#### [TASK TO CARRY OUT]
Print the lines from the one that contains "Reproduce this chart with D3.js." to the one that contains "const targetPrice = 9.41;", inclusive, exactly as they appear, and please drop any pictures.

#### [RECORDS FOR THE TASK]
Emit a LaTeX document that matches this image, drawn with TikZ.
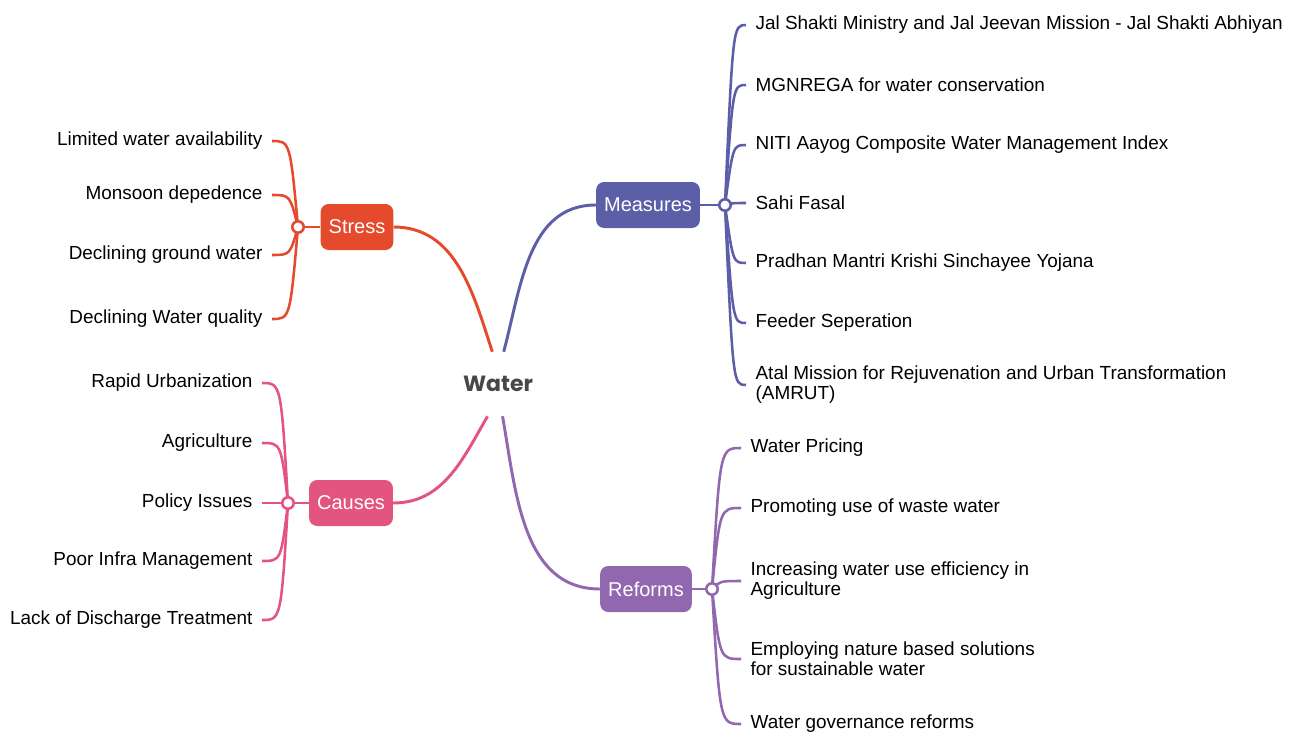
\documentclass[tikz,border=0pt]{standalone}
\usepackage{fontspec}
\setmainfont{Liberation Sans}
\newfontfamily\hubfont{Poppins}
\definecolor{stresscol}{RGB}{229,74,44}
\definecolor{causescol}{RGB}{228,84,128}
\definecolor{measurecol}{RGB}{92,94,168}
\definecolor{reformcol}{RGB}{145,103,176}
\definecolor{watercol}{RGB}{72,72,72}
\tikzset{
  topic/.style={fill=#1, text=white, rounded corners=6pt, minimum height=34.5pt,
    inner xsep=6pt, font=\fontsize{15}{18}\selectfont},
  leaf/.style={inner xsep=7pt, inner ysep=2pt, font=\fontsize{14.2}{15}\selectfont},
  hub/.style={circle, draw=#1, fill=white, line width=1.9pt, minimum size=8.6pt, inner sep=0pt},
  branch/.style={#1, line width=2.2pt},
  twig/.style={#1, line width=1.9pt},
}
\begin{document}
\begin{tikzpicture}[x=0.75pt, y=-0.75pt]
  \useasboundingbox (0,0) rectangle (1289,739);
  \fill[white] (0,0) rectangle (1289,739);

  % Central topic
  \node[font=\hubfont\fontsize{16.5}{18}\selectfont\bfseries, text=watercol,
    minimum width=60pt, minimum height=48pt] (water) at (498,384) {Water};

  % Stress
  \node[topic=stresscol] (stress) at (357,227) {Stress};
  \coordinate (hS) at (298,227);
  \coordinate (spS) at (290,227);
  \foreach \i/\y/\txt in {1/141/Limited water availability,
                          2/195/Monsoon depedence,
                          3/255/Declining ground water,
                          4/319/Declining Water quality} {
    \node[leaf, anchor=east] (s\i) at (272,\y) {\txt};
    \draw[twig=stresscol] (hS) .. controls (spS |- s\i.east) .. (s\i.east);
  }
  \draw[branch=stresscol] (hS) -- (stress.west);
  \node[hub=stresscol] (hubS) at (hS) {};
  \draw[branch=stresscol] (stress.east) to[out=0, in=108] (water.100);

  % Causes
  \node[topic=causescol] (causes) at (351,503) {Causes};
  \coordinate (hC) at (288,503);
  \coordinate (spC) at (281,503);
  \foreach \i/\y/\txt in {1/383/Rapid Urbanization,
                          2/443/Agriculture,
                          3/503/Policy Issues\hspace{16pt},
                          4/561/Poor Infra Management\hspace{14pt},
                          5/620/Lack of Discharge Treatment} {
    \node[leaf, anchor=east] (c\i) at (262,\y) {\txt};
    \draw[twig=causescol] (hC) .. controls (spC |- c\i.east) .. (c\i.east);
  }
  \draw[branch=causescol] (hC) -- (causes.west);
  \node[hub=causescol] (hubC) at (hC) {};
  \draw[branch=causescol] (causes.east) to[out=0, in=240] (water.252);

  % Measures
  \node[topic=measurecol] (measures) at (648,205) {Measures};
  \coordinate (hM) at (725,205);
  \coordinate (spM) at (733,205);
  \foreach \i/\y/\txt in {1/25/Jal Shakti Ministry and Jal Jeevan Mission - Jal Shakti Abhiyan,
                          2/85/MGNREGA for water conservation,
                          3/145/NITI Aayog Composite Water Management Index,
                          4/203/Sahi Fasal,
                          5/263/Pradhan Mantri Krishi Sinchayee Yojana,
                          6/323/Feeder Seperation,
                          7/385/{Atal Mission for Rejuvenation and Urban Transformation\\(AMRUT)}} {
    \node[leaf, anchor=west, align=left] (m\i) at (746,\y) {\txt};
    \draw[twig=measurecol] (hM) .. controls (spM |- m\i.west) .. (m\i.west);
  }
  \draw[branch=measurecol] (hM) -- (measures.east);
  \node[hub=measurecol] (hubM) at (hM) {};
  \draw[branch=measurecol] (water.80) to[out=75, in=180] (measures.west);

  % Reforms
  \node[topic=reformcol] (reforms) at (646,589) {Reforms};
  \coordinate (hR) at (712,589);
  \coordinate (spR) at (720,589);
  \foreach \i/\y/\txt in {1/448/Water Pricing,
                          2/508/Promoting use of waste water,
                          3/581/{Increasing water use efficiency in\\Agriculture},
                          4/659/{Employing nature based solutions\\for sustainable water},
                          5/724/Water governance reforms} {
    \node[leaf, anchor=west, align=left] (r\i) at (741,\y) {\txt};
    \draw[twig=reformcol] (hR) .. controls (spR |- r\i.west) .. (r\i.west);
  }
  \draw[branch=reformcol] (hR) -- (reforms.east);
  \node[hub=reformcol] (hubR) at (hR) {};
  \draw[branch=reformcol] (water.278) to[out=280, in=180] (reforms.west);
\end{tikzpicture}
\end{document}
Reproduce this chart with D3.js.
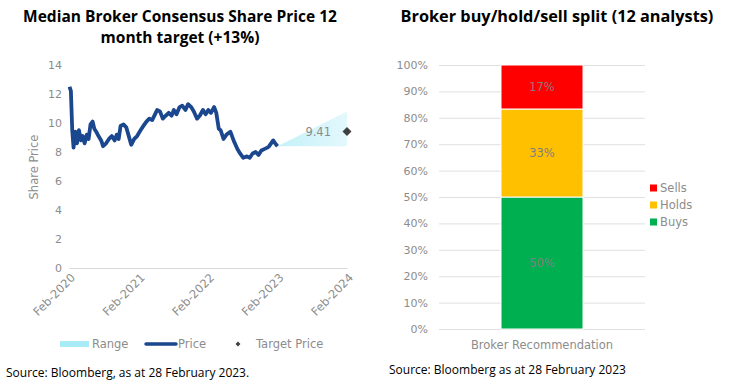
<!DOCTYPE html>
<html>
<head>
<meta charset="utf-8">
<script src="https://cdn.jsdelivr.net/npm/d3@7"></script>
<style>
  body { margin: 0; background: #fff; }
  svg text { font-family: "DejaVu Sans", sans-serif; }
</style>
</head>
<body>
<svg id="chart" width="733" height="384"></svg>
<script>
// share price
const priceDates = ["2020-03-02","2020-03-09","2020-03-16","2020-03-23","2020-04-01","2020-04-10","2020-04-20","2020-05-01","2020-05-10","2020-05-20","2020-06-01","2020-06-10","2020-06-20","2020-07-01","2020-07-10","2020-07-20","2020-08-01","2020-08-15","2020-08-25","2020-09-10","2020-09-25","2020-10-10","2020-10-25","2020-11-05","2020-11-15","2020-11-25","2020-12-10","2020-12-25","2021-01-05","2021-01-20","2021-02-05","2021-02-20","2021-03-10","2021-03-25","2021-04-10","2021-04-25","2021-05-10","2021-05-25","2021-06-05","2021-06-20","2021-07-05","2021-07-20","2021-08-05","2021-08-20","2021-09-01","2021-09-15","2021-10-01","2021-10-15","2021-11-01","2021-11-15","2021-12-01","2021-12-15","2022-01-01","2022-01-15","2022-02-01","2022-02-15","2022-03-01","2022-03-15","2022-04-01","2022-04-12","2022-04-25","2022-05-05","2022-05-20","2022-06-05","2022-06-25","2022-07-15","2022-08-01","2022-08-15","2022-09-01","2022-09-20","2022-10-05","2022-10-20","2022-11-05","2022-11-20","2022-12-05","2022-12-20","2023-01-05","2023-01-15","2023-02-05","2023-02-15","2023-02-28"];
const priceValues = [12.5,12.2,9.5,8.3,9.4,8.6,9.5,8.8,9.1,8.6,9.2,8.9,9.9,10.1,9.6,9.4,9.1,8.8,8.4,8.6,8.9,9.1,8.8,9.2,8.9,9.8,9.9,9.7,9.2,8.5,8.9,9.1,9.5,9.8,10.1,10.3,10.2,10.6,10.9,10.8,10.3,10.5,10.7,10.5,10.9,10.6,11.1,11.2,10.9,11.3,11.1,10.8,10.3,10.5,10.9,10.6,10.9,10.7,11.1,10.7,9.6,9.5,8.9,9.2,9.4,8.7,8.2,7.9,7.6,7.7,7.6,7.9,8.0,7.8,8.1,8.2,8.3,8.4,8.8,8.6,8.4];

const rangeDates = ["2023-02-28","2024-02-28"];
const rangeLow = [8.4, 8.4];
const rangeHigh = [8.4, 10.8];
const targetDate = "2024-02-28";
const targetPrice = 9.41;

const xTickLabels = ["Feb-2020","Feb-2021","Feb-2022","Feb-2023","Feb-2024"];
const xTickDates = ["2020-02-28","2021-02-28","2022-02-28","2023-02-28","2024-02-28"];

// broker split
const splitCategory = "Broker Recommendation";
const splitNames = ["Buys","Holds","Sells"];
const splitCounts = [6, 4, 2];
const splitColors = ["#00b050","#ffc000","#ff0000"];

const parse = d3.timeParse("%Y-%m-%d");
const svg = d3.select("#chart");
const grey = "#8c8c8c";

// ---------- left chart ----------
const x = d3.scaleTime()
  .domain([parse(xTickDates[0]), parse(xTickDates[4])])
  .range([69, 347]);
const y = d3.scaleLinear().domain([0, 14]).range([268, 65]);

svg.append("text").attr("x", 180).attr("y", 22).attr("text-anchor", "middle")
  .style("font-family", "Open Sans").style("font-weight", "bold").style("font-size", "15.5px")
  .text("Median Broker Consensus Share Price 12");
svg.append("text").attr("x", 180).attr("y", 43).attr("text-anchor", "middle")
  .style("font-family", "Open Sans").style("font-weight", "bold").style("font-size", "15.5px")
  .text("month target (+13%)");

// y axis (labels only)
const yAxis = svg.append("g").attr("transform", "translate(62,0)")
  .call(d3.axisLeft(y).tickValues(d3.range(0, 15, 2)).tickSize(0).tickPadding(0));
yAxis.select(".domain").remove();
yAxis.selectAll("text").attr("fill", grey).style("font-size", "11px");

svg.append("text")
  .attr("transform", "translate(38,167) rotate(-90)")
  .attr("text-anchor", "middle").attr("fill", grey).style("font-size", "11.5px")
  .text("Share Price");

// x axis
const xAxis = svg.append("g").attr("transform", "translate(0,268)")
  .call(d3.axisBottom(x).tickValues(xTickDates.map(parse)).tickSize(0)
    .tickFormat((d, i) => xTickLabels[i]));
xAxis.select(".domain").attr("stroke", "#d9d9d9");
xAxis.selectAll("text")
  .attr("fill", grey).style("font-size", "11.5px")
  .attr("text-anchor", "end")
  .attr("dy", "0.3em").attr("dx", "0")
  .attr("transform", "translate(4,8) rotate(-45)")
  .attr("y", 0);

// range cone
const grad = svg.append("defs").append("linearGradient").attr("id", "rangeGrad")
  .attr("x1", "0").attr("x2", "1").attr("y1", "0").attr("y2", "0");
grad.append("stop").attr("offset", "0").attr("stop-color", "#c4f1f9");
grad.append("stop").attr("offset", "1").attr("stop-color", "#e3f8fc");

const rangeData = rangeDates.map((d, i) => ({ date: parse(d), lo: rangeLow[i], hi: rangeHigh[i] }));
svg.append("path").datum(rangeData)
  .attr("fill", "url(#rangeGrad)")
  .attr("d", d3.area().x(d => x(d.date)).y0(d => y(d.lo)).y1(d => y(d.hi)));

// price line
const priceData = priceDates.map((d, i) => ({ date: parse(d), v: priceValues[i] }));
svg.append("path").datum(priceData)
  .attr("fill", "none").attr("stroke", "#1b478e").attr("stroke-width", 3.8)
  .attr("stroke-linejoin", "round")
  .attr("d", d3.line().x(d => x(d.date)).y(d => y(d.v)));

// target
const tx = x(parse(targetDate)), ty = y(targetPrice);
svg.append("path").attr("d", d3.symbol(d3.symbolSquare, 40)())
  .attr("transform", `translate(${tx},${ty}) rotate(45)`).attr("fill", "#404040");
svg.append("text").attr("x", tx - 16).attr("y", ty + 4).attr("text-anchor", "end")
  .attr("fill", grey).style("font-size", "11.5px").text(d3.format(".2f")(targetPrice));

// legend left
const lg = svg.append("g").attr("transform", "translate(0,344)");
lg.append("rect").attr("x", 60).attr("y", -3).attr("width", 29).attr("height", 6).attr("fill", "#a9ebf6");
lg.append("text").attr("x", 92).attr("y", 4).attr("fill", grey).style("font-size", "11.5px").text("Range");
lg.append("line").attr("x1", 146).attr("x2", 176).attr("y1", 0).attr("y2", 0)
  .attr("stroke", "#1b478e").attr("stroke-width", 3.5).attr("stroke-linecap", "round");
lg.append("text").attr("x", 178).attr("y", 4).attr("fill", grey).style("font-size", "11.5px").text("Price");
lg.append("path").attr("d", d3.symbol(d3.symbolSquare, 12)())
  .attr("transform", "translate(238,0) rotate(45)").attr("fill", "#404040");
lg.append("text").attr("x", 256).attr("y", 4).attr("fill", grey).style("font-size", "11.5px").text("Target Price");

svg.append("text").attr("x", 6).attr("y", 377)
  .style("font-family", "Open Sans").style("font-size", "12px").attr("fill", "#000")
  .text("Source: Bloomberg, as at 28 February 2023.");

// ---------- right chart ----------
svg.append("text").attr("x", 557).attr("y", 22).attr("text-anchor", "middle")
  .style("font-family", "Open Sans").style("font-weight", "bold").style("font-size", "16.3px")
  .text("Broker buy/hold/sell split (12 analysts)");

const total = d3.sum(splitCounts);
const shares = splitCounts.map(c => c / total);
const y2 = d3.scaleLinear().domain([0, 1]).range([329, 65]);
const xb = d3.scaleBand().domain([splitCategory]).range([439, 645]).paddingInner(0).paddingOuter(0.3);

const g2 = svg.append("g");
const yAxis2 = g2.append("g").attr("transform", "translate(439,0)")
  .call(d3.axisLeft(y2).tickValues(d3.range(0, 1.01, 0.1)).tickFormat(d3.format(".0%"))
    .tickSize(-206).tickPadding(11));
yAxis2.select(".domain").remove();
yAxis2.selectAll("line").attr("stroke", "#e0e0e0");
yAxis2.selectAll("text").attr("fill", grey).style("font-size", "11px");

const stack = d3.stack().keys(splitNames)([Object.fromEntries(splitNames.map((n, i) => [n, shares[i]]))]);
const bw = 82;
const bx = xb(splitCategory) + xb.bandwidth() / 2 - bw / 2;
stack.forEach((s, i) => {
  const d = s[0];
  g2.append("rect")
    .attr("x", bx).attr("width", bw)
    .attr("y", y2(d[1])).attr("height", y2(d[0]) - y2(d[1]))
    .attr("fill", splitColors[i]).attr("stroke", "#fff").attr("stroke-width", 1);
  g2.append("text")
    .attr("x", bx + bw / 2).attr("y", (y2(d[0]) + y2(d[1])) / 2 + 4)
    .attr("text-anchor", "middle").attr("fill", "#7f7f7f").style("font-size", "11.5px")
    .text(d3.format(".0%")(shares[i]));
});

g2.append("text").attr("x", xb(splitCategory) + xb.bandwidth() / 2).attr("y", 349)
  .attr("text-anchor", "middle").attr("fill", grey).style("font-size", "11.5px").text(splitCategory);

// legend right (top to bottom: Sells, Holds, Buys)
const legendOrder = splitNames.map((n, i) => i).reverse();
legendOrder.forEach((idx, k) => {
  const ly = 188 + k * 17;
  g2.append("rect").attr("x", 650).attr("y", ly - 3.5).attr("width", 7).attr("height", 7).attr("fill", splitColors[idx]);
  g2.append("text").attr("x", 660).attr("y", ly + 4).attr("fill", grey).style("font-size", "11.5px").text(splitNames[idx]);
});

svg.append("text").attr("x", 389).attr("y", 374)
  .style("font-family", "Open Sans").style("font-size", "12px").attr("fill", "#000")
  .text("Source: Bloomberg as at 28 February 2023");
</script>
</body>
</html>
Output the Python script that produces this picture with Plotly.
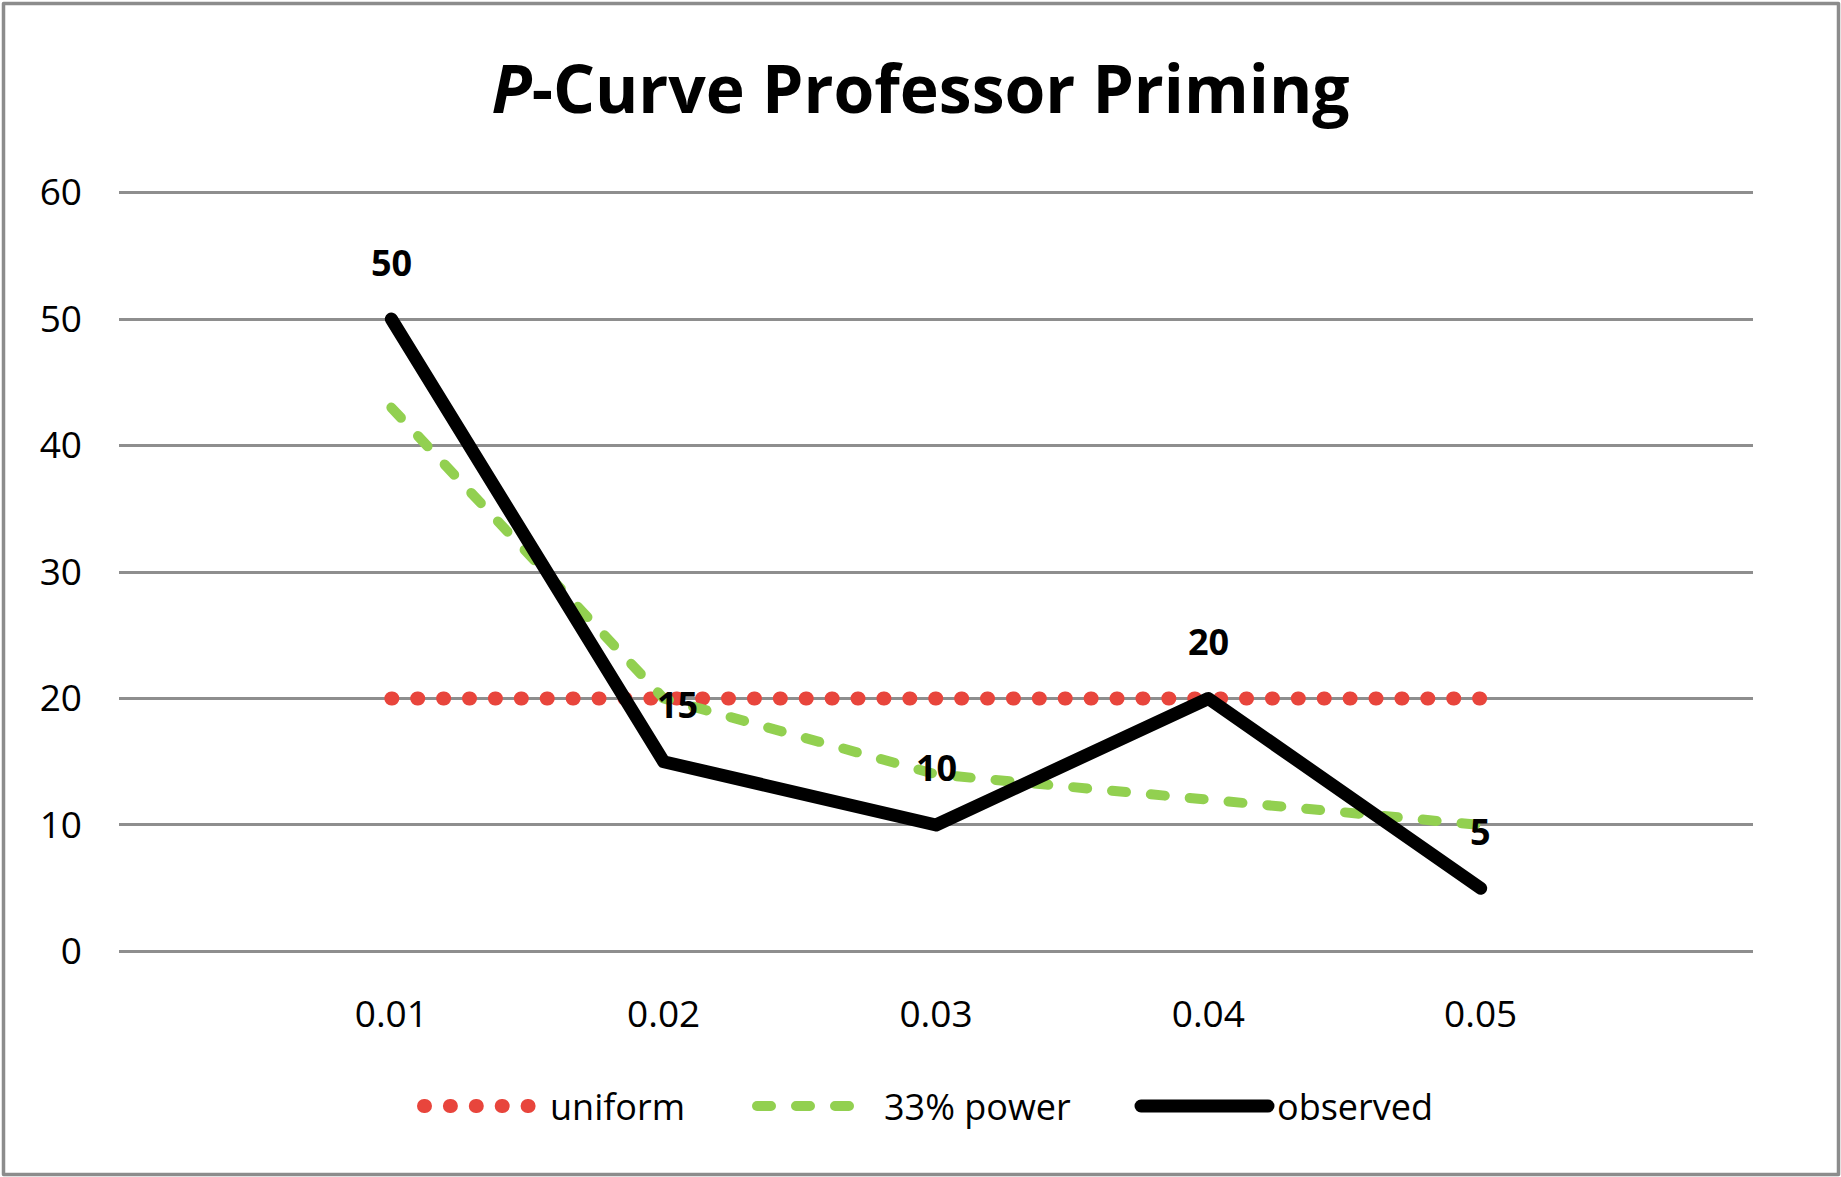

#### [ANSWER IN FULL]
Reproduce this chart with D3.js.
<!DOCTYPE html>
<html>
<head>
<meta charset="utf-8">
<script src="https://cdn.jsdelivr.net/npm/d3@7"></script>
<style>
  body { margin: 0; background: #fff; }
  svg text { font-family: "DejaVu Sans", sans-serif; }
</style>
</head>
<body>
<svg id="chart" width="733" height="384"></svg>
<script>
// share price
const priceDates = ["2020-03-02","2020-03-09","2020-03-16","2020-03-23","2020-04-01","2020-04-10","2020-04-20","2020-05-01","2020-05-10","2020-05-20","2020-06-01","2020-06-10","2020-06-20","2020-07-01","2020-07-10","2020-07-20","2020-08-01","2020-08-15","2020-08-25","2020-09-10","2020-09-25","2020-10-10","2020-10-25","2020-11-05","2020-11-15","2020-11-25","2020-12-10","2020-12-25","2021-01-05","2021-01-20","2021-02-05","2021-02-20","2021-03-10","2021-03-25","2021-04-10","2021-04-25","2021-05-10","2021-05-25","2021-06-05","2021-06-20","2021-07-05","2021-07-20","2021-08-05","2021-08-20","2021-09-01","2021-09-15","2021-10-01","2021-10-15","2021-11-01","2021-11-15","2021-12-01","2021-12-15","2022-01-01","2022-01-15","2022-02-01","2022-02-15","2022-03-01","2022-03-15","2022-04-01","2022-04-12","2022-04-25","2022-05-05","2022-05-20","2022-06-05","2022-06-25","2022-07-15","2022-08-01","2022-08-15","2022-09-01","2022-09-20","2022-10-05","2022-10-20","2022-11-05","2022-11-20","2022-12-05","2022-12-20","2023-01-05","2023-01-15","2023-02-05","2023-02-15","2023-02-28"];
const priceValues = [12.5,12.2,9.5,8.3,9.4,8.6,9.5,8.8,9.1,8.6,9.2,8.9,9.9,10.1,9.6,9.4,9.1,8.8,8.4,8.6,8.9,9.1,8.8,9.2,8.9,9.8,9.9,9.7,9.2,8.5,8.9,9.1,9.5,9.8,10.1,10.3,10.2,10.6,10.9,10.8,10.3,10.5,10.7,10.5,10.9,10.6,11.1,11.2,10.9,11.3,11.1,10.8,10.3,10.5,10.9,10.6,10.9,10.7,11.1,10.7,9.6,9.5,8.9,9.2,9.4,8.7,8.2,7.9,7.6,7.7,7.6,7.9,8.0,7.8,8.1,8.2,8.3,8.4,8.8,8.6,8.4];

const rangeDates = ["2023-02-28","2024-02-28"];
const rangeLow = [8.4, 8.4];
const rangeHigh = [8.4, 10.8];
const targetDate = "2024-02-28";
const targetPrice = 9.41;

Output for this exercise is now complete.